Dr. Rudy Tanzi, "Rock Star of Science," Records with Aerosmith
Besides being a respected geneticist, Dr. Rudy Tanzi has played with Aerosmith, written a book with Deepak Chopra, and will host a PBS special
By Andrew Doerfler
It was 2009 when Dr. Rudy Tanzi was asked to appear in a GQ magazine photo shoot for a campaign called “Rock Stars of Science.” The shoot, organized by the Geoffrey Beene Foundation, was aimed at raising awareness of scientific research by matching accomplished researchers with famous musicians. Tanzi, who heads Massachusetts General Hospital’s Genetics and Aging Research Unit and teaches neurology at Harvard Medical School, was paired with a fellow Bostonian, Aerosmith guitarist Joe Perry.
“After the shoot, I was talking to Joe, and I said that actually I play,” Tanzi said. “He said we should jam some time.”
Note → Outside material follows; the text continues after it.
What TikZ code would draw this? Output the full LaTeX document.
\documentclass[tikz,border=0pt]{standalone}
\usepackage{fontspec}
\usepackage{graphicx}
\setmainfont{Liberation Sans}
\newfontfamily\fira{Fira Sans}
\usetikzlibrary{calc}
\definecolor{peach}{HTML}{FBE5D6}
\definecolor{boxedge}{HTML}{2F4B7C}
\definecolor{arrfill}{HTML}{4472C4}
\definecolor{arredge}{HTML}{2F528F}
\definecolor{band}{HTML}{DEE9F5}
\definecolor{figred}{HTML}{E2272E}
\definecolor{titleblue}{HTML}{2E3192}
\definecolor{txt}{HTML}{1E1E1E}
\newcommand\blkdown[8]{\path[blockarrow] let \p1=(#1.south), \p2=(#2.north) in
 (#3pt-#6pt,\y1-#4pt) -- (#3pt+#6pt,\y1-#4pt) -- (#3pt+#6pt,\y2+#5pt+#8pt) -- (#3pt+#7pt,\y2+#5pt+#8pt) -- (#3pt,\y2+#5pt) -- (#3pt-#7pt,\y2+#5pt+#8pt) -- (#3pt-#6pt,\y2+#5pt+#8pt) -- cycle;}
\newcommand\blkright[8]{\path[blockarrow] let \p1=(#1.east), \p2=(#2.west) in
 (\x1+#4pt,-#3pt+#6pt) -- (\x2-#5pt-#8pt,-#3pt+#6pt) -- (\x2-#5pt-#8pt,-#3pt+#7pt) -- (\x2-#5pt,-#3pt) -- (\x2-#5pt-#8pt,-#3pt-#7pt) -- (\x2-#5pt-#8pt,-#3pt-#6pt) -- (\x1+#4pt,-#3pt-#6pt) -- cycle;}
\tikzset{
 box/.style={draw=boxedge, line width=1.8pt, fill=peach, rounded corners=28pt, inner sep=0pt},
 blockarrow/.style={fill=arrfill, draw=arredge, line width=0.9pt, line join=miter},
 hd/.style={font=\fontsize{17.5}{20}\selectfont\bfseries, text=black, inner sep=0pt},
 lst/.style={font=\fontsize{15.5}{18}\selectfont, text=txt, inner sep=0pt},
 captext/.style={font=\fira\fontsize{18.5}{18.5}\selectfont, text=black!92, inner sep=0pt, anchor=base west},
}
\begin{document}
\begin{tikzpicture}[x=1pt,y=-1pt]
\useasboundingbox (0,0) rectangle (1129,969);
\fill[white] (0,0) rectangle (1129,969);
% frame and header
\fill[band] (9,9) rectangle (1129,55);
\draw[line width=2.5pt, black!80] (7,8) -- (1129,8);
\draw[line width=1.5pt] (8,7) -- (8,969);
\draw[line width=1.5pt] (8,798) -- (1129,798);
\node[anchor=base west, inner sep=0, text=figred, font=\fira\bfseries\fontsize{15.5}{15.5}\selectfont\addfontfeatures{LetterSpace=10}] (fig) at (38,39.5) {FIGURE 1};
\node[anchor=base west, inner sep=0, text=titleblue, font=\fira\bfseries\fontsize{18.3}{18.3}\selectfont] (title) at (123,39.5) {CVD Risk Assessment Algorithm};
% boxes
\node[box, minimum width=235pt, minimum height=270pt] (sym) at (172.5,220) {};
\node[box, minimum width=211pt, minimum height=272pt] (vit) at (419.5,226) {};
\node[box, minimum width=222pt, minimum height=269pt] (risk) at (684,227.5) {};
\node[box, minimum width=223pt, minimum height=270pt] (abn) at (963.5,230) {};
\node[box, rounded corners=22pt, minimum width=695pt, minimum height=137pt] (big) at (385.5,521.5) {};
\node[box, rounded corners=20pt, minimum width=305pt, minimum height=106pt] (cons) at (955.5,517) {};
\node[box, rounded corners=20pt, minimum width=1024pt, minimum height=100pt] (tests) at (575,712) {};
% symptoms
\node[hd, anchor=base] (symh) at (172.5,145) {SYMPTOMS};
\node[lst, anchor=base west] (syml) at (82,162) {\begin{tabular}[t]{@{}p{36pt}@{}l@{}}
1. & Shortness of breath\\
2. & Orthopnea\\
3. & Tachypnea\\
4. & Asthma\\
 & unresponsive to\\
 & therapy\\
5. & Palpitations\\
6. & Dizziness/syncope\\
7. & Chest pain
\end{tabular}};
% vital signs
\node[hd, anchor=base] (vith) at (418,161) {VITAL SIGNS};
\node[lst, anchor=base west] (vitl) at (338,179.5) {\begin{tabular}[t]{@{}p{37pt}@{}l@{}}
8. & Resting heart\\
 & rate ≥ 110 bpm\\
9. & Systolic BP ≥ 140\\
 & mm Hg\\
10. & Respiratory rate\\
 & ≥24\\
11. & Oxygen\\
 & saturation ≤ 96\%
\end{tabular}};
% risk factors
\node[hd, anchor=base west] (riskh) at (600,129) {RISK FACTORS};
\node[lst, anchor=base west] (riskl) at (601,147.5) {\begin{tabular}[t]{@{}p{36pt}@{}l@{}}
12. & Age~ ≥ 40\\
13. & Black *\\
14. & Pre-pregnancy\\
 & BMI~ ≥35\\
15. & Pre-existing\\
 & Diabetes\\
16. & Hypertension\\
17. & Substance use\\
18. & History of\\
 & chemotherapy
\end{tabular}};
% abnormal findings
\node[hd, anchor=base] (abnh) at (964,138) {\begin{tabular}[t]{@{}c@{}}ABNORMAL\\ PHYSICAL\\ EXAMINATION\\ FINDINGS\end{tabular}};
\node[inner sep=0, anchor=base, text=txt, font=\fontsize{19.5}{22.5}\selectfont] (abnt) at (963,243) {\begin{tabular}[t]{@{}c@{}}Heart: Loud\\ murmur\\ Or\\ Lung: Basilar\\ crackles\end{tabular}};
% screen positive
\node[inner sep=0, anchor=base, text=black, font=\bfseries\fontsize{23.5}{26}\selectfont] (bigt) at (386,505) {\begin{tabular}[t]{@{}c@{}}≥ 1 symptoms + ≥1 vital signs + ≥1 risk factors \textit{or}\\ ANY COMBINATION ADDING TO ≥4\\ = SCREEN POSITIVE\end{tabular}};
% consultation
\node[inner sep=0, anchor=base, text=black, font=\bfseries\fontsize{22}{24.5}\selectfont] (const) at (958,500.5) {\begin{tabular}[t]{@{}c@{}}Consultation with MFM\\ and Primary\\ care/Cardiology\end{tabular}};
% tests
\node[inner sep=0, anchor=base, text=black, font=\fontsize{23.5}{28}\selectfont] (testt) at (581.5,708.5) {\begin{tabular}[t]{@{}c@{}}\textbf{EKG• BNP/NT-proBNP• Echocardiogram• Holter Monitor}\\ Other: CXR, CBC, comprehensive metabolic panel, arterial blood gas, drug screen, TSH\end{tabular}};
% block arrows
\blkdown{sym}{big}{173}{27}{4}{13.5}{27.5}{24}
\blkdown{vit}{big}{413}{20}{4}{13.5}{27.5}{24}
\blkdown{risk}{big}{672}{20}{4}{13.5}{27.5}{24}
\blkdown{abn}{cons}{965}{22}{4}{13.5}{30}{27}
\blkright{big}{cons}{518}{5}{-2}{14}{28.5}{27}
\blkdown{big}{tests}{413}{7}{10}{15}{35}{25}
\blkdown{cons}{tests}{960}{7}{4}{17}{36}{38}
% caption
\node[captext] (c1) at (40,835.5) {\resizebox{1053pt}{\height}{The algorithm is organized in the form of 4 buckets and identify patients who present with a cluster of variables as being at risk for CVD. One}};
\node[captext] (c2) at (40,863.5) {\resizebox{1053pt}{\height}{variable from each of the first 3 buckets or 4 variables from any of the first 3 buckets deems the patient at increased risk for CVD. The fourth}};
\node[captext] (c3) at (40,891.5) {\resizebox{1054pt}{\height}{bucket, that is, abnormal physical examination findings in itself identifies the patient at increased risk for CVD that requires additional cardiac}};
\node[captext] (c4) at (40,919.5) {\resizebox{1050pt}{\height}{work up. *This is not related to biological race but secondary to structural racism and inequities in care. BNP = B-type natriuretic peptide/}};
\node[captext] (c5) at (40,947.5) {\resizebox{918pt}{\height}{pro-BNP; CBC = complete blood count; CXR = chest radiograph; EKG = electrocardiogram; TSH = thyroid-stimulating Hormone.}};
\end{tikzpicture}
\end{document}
Three years later, Tanzi really is a rock star of science. He recorded organ tracks for Aerosmith’s just-released new album, “Music From Another Dimension!,” he co-wrote the book “Super Brain” with physician and mind-body expert Deepak Chopra, and he adapted the book into a PBS special, which he also hosts in a Carl Sagan-like manner. Both “Music From Another Dimension!” and the book “Super Brain,” which offers techniques to use your brain most effectively, went on sale this month. The book hit No. 7 on The New York Times Hardcover Advice & Misc. bestseller list, while the record debuted at No. 5 on the Billboard 200. The television special will begin airing nationally on Saturday.
Tanzi, who lives in Cohasset with his wife and daughter, has been balancing his scientific pursuits and his creative endeavors for decades. He’s been a musician since he was a boy in Rhode Island, first picking up the accordion before moving on to organ, piano, and harmonica. By 1980, he was performing in a band five nights a week while researching Huntington’s disease at Harvard during the day.
But his path to performing on the Aerosmith record didn’t really begin until the GQ photo spread.
That led Tanzi to play concerts for the Rock Stars of Science campaign with Perry and National Institutes of Health director Francis Collins, who plays guitar and had also appeared in the GQ shoot. Earlier this year, Perry invited Tanzi to appear with the Joe Perry Project at Muhammad Ali’s 70th birthday party and on “The Tonight Show With Jay Leno.” When working on the upcoming Aerosmith album, Perry felt the track “Something,” a slow, bluesy number, called for some of Tanzi’s Hammond B3 organ playing to start it off.
“He’s easily the best Hammond player I’d ever heard face to face,” said Perry, who sings lead vocals on “Something,” while Steven Tyler steps back to man the drums.
Perry said the work ethic Tanzi developed over years in the lab applies perfectly to music.